I assume your doing routing with your setup since you say your not doing any bridging.
Would help to figure out what coudl be causing the problem knowing more about your ip setup. Also when your running the test check the CPU load on the AP unit.
Generally bridging IMO will not help you except maybe resolve some IP issues that could be easy to fall into trap. Either you have to use WDS and bridge or create EOIP between the two CPE units.
Means that you have the TX/RX rate set on the wireless interfaces to these rates, then you should change that to allow lower rates – perhaps you lose a packet then a client/station has to reregister – which takes some time and slows the link down more.
To Tully I can say, that the tx/rx is the negotiated speed. I have found, that reducing the tx-power to 17 - 18 dBm gives a better connection. Now I get clean 10 Mbps over the two hops.
The ip setup is:
station 1, wlan: 10.72.1.200
station 1, lan: 10.76.1.10
AP, wlan: 10.72.1.100
AP, lan: 10.74.1.10
station 2, wlan: 10.72.1.1
station 2, lan: 10.67.2.10
The setup is based on static routes - and normally this kind of job is not a problem for me Furthermore, all routing works as it is supposed to.
At the max. throughput, the AP cpu load is at 85 - 90 %, which means that we are close but not quite there…
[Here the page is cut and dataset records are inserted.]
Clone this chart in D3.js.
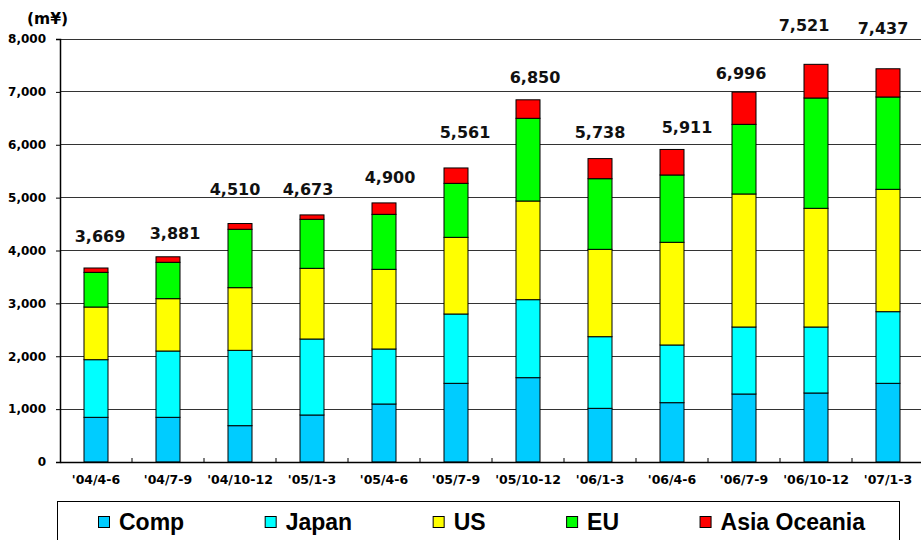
<!DOCTYPE html>
<html>
<head>
<meta charset="utf-8">
<script src="https://cdn.jsdelivr.net/npm/d3@7"></script>
<style>
  html, body { margin: 0; padding: 0; background: #fff; }
  svg { display: block; }
</style>
</head>
<body>
<svg id="chart" width="921" height="540"></svg>
<script>
// Quarterly sales by region (m¥)
const quarters = ["'04/4-6", "'04/7-9", "'04/10-12", "'05/1-3", "'05/4-6", "'05/7-9",
                  "'05/10-12", "'06/1-3", "'06/4-6", "'06/7-9", "'06/10-12", "'07/1-3"];
const comp  = [845, 845, 687, 889, 1097, 1488, 1595, 1015, 1122, 1286, 1305, 1488];
const japan = [1090, 1254, 1425, 1437, 1040, 1311, 1475, 1355, 1091, 1267, 1248, 1355];
const us    = [996, 990, 1185, 1337, 1507, 1450, 1866, 1652, 1942, 2516, 2245, 2314];
const eu    = [656, 688, 1104, 927, 1040, 1021, 1564, 1336, 1273, 1317, 2086, 1746];
const asia  = [82, 104, 109, 83, 216, 291, 350, 380, 483, 610, 637, 534];
const seriesNames = ["Comp", "Japan", "US", "EU", "Asia Oceania"];
const yTicks = [0, 1000, 2000, 3000, 4000, 5000, 6000, 7000, 8000];

const colors = ["#00CCFF", "#00FFFF", "#FFFF00", "#00FF00", "#FF0000"];
// Hand placement of the total labels (pixels above the bar top, sideways shift)
const labelLift  = [26, 18, 29, 20, 20, 30, 17, 21, 16, 13, 33, 35];
const labelShift = [4, 7, -5, -4, 6, 9, 7, 0, 15, -3, -12, -5];

const seriesValues = [comp, japan, us, eu, asia];
const rows = quarters.map((q, i) => {
  const r = { quarter: q };
  seriesNames.forEach((s, k) => r[s] = seriesValues[k][i]);
  return r;
});
const totals = rows.map(r => d3.sum(seriesNames, s => r[s]));

const svg = d3.select("#chart");
svg.append("rect").attr("width", 921).attr("height", 540).attr("fill", "#fff");

const plotLeft = 60, plotRight = 924, plotTop = 39, plotBottom = 462;
const x = d3.scaleBand().domain(quarters).range([plotLeft, plotRight])
  .paddingInner(2 / 3).paddingOuter(1 / 3);
const y = d3.scaleLinear().domain([0, 8000]).range([plotBottom, plotTop]);

const fmt = d3.format(",");
const numFont = "'DejaVu Sans', Verdana, sans-serif";

// Gridlines
svg.append("g").selectAll("line").data(yTicks.filter(t => t > 0)).join("line")
  .attr("x1", plotLeft).attr("x2", 921)
  .attr("y1", d => y(d)).attr("y2", d => y(d))
  .attr("stroke", "#333").attr("stroke-width", 1).attr("shape-rendering", "crispEdges");

// Y axis
const yAxis = svg.append("g").attr("transform", `translate(${plotLeft},0)`)
  .call(d3.axisLeft(y).tickValues(yTicks).tickFormat(fmt).tickSize(4).tickPadding(10));
yAxis.select(".domain").attr("stroke", "#000").attr("stroke-width", 1.5);
yAxis.selectAll(".tick line").attr("stroke", "#000");
yAxis.selectAll("text").attr("font-family", numFont).attr("font-weight", "bold")
  .attr("font-size", 12).attr("fill", "#000");

// Unit label
svg.append("text").attr("x", 27).attr("y", 24)
  .attr("font-family", numFont).attr("font-weight", "bold").attr("font-size", 15.5)
  .text("(m¥)");

// Stacked bars
const stack = d3.stack().keys(seriesNames);
const layers = stack(rows);
svg.append("g").selectAll("g").data(layers).join("g")
  .attr("fill", (d, k) => colors[k])
  .selectAll("rect").data(d => d).join("rect")
  .attr("x", d => x(d.data.quarter))
  .attr("width", x.bandwidth())
  .attr("y", d => y(d[1]))
  .attr("height", d => y(d[0]) - y(d[1]))
  .attr("stroke", "#000").attr("stroke-width", 1);

// X axis
const xAxis = svg.append("g").attr("transform", `translate(0,${plotBottom})`)
  .call(d3.axisBottom(x).tickSize(0).tickPadding(13));
xAxis.select(".domain").attr("stroke", "#000").attr("stroke-width", 1.5);
xAxis.selectAll("text").attr("font-family", numFont).attr("font-weight", "bold")
  .attr("font-size", 12.5).attr("fill", "#000");
// small tick marks between categories
const gapHalf = (x.step() - x.bandwidth()) / 2;
svg.append("g").selectAll("line").data(quarters.slice(1)).join("line")
  .attr("x1", d => x(d) - gapHalf).attr("x2", d => x(d) - gapHalf)
  .attr("y1", plotBottom).attr("y2", plotBottom - 4)
  .attr("stroke", "#000");

// Total labels
svg.append("g").selectAll("text").data(totals).join("text")
  .attr("x", (d, i) => x(quarters[i]) + x.bandwidth() / 2 + labelShift[i])
  .attr("y", (d, i) => y(d) - labelLift[i])
  .attr("text-anchor", "middle")
  .attr("font-family", numFont).attr("font-weight", "bold").attr("font-size", 16)
  .attr("fill", "#111")
  .text(d => fmt(d));

// Legend
svg.append("rect").attr("x", 57.5).attr("y", 501.5).attr("width", 842).attr("height", 60)
  .attr("fill", "#fff").attr("stroke", "#000").attr("stroke-width", 1);
let lx = 98;
seriesNames.forEach((name, k) => {
  svg.append("rect").attr("x", lx + 0.5).attr("y", 516.5).attr("width", 11).attr("height", 11)
    .attr("fill", colors[k]).attr("stroke", "#000").attr("stroke-width", 1);
  const t = svg.append("text").attr("x", lx + 21).attr("y", 529.5)
    .attr("font-family", "'Liberation Sans', Arial, sans-serif").attr("font-weight", "bold")
    .attr("font-size", 23).attr("fill", "#000").text(name);
  lx += 21 + t.node().getComputedTextLength() + 80.5;
});
</script>
</body>
</html>
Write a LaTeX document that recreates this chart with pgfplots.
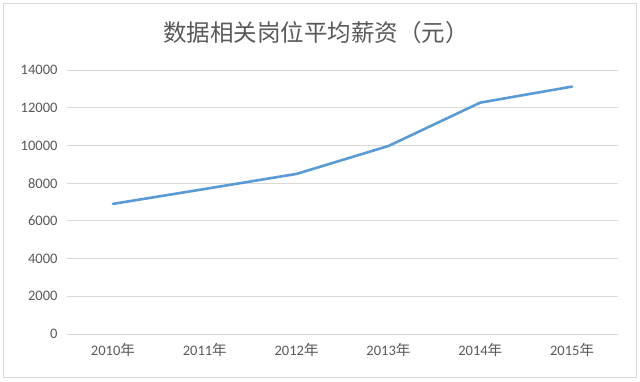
\documentclass[border=0pt]{standalone}
\usepackage{pgfplots}
\pgfplotsset{compat=1.18}
\usepackage{fontspec}
\setmainfont{Carlito}
\newfontfamily\cjk{Noto Sans CJK SC}
\definecolor{txt}{HTML}{595959}
\definecolor{grid}{HTML}{D9D9D9}
\definecolor{line}{HTML}{5B9BD5}
\begin{document}
\begin{tikzpicture}[x=1pt,y=1pt]
\fill[white] (0,0) rectangle (640,381);
\useasboundingbox (0,0) rectangle (640,381);
\draw[color=grid, line width=1pt] (3,4) rectangle (636,377);
\node[text=txt, font=\cjk\fontsize{23.5}{28}\selectfont] at (316,348) {数据相关岗位平均薪资（元）};
\begin{axis}[
  at={(67pt,47pt)}, anchor=south west,
  scale only axis, width=551pt, height=264pt,
  xmin=-0.5, xmax=5.5, ymin=0, ymax=14000,
  ytick={0,2000,...,14000},
  xtick={0,1,2,3,4,5},
  xticklabels={2010{\cjk 年},2011{\cjk 年},2012{\cjk 年},2013{\cjk 年},2014{\cjk 年},2015{\cjk 年}},
  axis line style={draw=none},
  tick style={draw=none},
  ymajorgrids, grid style={color=grid, line width=0.9pt},
  /pgf/number format/assume math mode=true,
  /pgf/number format/1000 sep={},
  scaled y ticks=false,
  tick label style={text=txt, font=\fontsize{14.5}{17}\selectfont},
  yticklabel style={xshift=-6pt},
  xticklabel style={yshift=-6pt},
  clip=false,
]
\addplot[color=line, line width=2.6pt, line join=round, line cap=round] coordinates {
  (0,6900) (1,7690) (2,8490) (3,9970) (4,12270) (5,13120)
};
\end{axis}
\end{tikzpicture}
\end{document}
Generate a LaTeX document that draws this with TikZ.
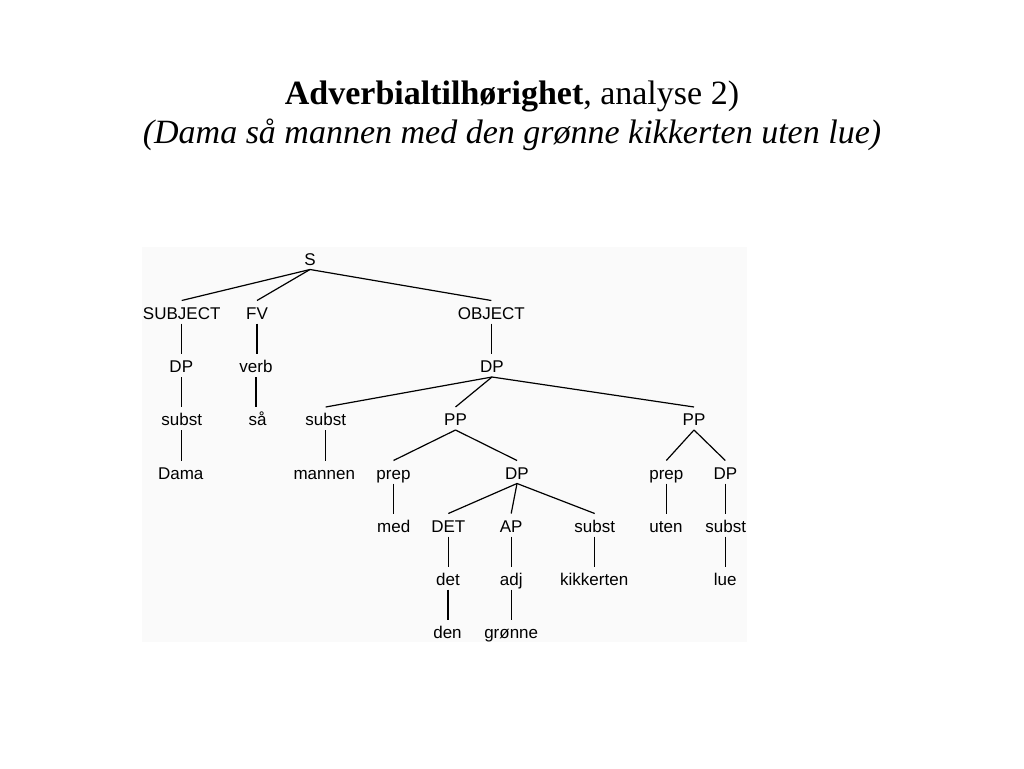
\documentclass[tikz,border=0pt]{standalone}
\usepackage{fontspec}
\setmainfont{Liberation Serif}
\newfontfamily\treefont{Liberation Sans}
\definecolor{boxbg}{RGB}{250,250,250}
\begin{document}
\begin{tikzpicture}[x=1pt,y=-1pt,
  t/.style={anchor=base, inner sep=0pt, outer sep=0pt, text height=18.5pt, text depth=4.5pt, font=\treefont\fontsize{17}{17}\selectfont},
  e/.style={line width=1.2pt, black},
  ttl/.style={anchor=base, inner sep=0pt, font=\fontsize{34}{40}\selectfont}]
\useasboundingbox (0,0) rectangle (1024,768);
\fill[boxbg] (142,247) rectangle (747,642);
\node[ttl] (title1) at (512,104) {\textbf{Adverbialtilhørighet}, analyse 2)};
\node[ttl] (title2) at (512,143) {\textit{(Dama så mannen med den grønne kikkerten uten lue)}};
% row 0
\node[t] (S) at (310,265) {S};
% row 1
\node[t] (SUBJ) at (181.7,319) {SUBJECT};
\node[t] (FV) at (257,319) {FV};
\node[t] (OBJ) at (491.3,319) {OBJECT};
% row 2
\node[t] (DP1) at (181.3,372.5) {DP};
\node[t] (verb) at (256,372.5) {verb};
\node[t] (DP2) at (492,372.5) {DP};
% row 3
\node[t] (subst1) at (181.7,425.5) {subst};
\node[t] (saa) at (257.7,425.5) {så};
\node[t] (subst2) at (325.7,425.5) {subst};
\node[t] (PP1) at (455.5,425.5) {PP};
\node[t] (PP2) at (694,425.5) {PP};
% row 4
\node[t] (Dama) at (180.7,479) {Dama};
\node[t] (mannen) at (324.3,479) {mannen};
\node[t] (prep1) at (393.5,479) {prep};
\node[t] (DP3) at (517,479) {DP};
\node[t] (prep2) at (666.3,479) {prep};
\node[t] (DP4) at (725.3,479) {DP};
% row 5
\node[t] (med) at (393.7,532) {med};
\node[t] (DET) at (448.3,532) {DET};
\node[t] (AP) at (511.2,532) {AP};
\node[t] (subst3) at (594.7,532) {subst};
\node[t] (uten) at (666,532) {uten};
\node[t] (subst4) at (725.8,532) {subst};
% row 6
\node[t] (det) at (448,585) {det};
\node[t] (adj) at (511.3,585) {adj};
\node[t] (kikkerten) at (594.2,585) {kikkerten};
\node[t] (lue) at (725.3,585) {lue};
% row 7
\node[t] (den) at (447.5,638) {den};
\node[t] (gronne) at (511.2,638) {grønne};
% diagonal edges
\draw[e] (S.south) -- (SUBJ.north);
\draw[e] (S.south) -- (FV.north);
\draw[e] (S.south) -- (OBJ.north);
\draw[e] (DP2.south) -- (subst2.north);
\draw[e] (DP2.south) -- (PP1.north);
\draw[e] (DP2.south) -- (PP2.north);
\draw[e] (PP1.south) -- (prep1.north);
\draw[e] (PP1.south) -- (DP3.north);
\draw[e] (PP2.south) -- (prep2.north);
\draw[e] (PP2.south) -- (DP4.north);
\draw[e] (DP3.south) -- (DET.north);
\draw[e] (DP3.south) -- (AP.north);
\draw[e] (DP3.south) -- (subst3.north);
% vertical edges
\draw[e] (SUBJ.south) -- (SUBJ.south |- DP1.north);
\draw[e] (FV.south) -- (FV.south |- verb.north);
\draw[e] (OBJ.south) -- (OBJ.south |- DP2.north);
\draw[e] (DP1.south) -- (DP1.south |- subst1.north);
\draw[e] (verb.south) -- (verb.south |- saa.north);
\draw[e] (subst1.south) -- (subst1.south |- Dama.north);
\draw[e] (subst2.south) -- (subst2.south |- mannen.north);
\draw[e] (prep1.south) -- (prep1.south |- med.north);
\draw[e] (prep2.south) -- (prep2.south |- uten.north);
\draw[e] (DP4.south) -- (DP4.south |- subst4.north);
\draw[e] (DET.south) -- (DET.south |- det.north);
\draw[e] (AP.south) -- (AP.south |- adj.north);
\draw[e] (subst3.south) -- (subst3.south |- kikkerten.north);
\draw[e] (subst4.south) -- (subst4.south |- lue.north);
\draw[e] (det.south) -- (det.south |- den.north);
\draw[e] (adj.south) -- (adj.south |- gronne.north);
\end{tikzpicture}
\end{document}
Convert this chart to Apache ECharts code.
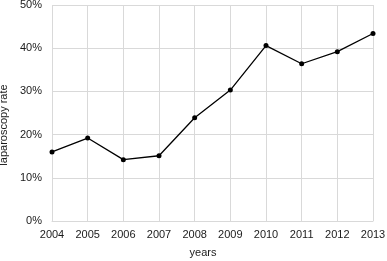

I test both situations between two directly attached mikrotik routers with the included bandwidth testing tools. This means, that the bandwidtht testing software runs on different cpu´s (2.8 GHz P4) than the routerboard based radios. The reason for this is, that the testing tools are consuming a very high amount of cpu-power.
I use UDP testing one-way. The numeric results with udp-testing are generally higher than a real ftp-transfer between the two routers.